Work to do >> Transcribe word for word only the span whose first line is the one with "Emit a Python" and whose last line is the one with "import plotly.graph_objects as go"; both of those lines belong to it.

Entries shown >>
-- BEGIN --
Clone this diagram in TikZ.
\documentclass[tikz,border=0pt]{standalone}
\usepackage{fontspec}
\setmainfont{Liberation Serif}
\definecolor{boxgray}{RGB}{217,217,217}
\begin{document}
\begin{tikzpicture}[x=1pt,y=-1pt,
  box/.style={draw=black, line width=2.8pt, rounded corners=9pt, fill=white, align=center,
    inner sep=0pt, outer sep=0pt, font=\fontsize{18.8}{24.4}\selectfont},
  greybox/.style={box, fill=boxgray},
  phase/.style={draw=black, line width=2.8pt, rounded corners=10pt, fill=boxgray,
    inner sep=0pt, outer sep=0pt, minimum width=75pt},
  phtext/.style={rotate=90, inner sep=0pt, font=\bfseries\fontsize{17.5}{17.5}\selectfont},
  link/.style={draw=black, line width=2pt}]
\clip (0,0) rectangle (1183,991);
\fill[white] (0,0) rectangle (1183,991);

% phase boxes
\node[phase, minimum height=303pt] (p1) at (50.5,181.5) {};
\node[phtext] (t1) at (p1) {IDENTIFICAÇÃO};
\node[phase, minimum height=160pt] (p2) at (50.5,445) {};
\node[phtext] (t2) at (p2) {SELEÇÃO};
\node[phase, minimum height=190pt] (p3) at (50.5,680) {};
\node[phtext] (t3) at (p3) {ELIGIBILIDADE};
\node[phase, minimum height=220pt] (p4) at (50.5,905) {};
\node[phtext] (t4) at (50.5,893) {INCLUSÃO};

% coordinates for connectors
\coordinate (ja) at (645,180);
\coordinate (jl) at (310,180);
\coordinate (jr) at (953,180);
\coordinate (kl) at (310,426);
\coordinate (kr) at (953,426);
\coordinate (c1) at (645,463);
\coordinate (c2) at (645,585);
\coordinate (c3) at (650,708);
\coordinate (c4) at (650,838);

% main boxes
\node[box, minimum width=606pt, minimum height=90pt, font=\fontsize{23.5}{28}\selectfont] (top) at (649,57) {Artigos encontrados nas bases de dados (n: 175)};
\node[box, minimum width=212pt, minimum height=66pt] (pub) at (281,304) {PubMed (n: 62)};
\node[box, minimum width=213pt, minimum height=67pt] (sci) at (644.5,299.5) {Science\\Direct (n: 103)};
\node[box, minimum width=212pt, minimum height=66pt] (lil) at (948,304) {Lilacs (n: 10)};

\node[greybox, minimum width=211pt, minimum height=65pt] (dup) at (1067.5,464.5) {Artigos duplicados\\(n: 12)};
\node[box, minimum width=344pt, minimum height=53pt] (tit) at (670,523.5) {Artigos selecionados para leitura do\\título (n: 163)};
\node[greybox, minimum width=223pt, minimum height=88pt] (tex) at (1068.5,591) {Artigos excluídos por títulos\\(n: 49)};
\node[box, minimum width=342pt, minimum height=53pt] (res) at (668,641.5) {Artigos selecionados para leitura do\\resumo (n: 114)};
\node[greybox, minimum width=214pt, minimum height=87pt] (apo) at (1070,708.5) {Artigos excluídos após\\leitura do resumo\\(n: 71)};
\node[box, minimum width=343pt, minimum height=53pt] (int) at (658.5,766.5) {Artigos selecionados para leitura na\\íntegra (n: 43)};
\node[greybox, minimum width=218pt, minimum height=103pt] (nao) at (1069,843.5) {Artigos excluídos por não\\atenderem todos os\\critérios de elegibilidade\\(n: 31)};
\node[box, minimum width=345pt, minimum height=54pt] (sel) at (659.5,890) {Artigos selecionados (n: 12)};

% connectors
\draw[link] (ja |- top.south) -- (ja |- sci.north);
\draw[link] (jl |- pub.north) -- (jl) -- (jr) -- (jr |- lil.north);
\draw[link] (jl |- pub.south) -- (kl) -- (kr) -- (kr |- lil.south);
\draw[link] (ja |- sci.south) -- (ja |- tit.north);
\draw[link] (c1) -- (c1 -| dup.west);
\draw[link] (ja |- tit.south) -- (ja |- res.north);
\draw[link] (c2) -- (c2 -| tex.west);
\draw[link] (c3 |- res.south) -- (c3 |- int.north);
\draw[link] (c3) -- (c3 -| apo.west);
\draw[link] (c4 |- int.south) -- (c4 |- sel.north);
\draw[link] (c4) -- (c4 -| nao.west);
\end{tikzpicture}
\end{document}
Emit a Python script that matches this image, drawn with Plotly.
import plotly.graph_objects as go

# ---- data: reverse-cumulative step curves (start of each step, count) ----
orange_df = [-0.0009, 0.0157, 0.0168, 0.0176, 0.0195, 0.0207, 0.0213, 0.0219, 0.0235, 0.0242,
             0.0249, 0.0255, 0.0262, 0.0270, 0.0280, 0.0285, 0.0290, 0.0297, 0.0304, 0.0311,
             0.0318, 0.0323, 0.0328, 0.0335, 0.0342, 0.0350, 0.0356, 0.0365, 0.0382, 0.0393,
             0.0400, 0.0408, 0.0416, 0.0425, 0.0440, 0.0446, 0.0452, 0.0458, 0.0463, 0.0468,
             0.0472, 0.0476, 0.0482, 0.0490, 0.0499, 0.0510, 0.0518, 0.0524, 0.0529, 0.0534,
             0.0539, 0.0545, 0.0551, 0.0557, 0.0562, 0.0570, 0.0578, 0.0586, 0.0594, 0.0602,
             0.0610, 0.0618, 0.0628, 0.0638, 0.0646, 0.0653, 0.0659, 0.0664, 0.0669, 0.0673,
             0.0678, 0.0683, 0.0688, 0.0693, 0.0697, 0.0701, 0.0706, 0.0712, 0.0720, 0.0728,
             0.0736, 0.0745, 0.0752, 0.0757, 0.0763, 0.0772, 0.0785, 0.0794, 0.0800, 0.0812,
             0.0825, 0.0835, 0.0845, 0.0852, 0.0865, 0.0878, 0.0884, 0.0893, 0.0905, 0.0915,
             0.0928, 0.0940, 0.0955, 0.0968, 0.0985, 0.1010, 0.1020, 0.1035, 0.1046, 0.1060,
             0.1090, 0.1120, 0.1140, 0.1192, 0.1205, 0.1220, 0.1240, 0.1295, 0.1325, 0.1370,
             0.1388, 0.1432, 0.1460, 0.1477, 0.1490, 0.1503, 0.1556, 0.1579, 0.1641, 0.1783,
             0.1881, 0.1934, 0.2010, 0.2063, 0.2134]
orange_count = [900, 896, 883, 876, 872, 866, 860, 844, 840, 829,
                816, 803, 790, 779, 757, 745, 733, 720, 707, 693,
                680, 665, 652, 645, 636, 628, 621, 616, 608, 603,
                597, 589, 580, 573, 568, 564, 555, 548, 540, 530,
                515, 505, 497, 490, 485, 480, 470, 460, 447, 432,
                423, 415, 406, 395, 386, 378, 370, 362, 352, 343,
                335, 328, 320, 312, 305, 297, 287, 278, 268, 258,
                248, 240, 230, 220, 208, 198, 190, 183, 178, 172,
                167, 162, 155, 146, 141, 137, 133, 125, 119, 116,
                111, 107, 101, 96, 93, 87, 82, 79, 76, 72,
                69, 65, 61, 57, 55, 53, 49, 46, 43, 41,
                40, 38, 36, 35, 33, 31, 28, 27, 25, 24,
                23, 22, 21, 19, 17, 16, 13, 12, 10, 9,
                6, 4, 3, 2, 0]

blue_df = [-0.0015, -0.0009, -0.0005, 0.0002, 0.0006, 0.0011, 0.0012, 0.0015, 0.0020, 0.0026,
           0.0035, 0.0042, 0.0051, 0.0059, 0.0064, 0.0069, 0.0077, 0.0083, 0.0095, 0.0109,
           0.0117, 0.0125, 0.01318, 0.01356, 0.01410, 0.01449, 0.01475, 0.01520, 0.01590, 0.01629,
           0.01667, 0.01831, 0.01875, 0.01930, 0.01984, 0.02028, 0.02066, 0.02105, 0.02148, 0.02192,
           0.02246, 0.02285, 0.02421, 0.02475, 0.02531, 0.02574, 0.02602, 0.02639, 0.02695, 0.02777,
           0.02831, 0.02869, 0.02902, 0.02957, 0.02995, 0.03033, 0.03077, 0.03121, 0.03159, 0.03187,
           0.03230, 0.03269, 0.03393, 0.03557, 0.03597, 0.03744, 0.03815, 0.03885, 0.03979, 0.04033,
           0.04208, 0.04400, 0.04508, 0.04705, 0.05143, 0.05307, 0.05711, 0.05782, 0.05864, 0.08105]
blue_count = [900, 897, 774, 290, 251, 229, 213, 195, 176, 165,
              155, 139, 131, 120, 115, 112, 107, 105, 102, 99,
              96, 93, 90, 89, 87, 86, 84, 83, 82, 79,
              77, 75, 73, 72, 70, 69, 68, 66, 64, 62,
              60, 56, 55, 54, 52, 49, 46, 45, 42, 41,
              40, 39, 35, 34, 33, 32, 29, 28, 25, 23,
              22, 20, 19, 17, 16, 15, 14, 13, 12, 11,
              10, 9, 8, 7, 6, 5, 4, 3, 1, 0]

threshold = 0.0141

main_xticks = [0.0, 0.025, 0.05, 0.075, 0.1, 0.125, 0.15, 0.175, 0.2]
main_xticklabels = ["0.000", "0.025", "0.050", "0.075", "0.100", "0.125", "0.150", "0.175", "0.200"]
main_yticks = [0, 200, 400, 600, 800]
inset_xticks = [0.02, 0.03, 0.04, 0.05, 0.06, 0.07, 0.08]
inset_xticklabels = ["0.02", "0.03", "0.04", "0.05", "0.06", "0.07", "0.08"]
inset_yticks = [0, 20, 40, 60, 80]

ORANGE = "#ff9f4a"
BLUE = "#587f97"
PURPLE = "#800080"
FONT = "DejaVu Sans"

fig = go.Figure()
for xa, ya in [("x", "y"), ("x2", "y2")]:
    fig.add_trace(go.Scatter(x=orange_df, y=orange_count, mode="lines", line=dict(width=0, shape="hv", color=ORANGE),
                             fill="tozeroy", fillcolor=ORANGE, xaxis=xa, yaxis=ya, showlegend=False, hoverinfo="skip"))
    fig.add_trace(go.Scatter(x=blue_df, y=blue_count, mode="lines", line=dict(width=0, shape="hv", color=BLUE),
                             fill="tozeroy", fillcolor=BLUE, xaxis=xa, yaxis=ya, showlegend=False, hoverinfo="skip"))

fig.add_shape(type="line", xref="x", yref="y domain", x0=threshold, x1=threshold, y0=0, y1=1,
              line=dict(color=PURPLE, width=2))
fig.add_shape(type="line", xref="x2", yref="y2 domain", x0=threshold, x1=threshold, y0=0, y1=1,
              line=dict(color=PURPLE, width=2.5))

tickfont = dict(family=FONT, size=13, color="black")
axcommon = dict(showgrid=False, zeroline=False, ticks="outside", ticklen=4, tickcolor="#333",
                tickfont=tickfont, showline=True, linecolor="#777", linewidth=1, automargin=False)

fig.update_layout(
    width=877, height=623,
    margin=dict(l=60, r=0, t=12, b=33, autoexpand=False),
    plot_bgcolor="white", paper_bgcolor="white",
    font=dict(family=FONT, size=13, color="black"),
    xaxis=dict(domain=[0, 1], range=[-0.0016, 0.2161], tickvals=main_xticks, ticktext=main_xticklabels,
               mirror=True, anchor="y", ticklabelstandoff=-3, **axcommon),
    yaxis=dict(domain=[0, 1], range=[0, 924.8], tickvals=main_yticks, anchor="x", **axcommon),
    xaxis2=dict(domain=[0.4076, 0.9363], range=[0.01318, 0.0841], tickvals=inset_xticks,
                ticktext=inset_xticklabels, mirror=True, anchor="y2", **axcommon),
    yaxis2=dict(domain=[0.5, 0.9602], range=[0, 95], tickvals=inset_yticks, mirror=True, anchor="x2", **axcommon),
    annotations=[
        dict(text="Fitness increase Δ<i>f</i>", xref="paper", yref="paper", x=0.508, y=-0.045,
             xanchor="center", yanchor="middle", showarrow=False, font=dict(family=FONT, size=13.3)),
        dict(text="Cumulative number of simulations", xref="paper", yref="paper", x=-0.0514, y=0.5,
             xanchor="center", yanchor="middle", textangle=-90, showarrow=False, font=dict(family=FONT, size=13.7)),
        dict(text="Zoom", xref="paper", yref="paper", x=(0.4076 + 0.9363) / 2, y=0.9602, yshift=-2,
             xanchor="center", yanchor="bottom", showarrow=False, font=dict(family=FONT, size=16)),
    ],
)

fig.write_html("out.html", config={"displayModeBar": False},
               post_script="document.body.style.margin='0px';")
-- END --
Finished exercise >>
Emit a Python script that matches this image, drawn with Plotly.
import plotly.graph_objects as go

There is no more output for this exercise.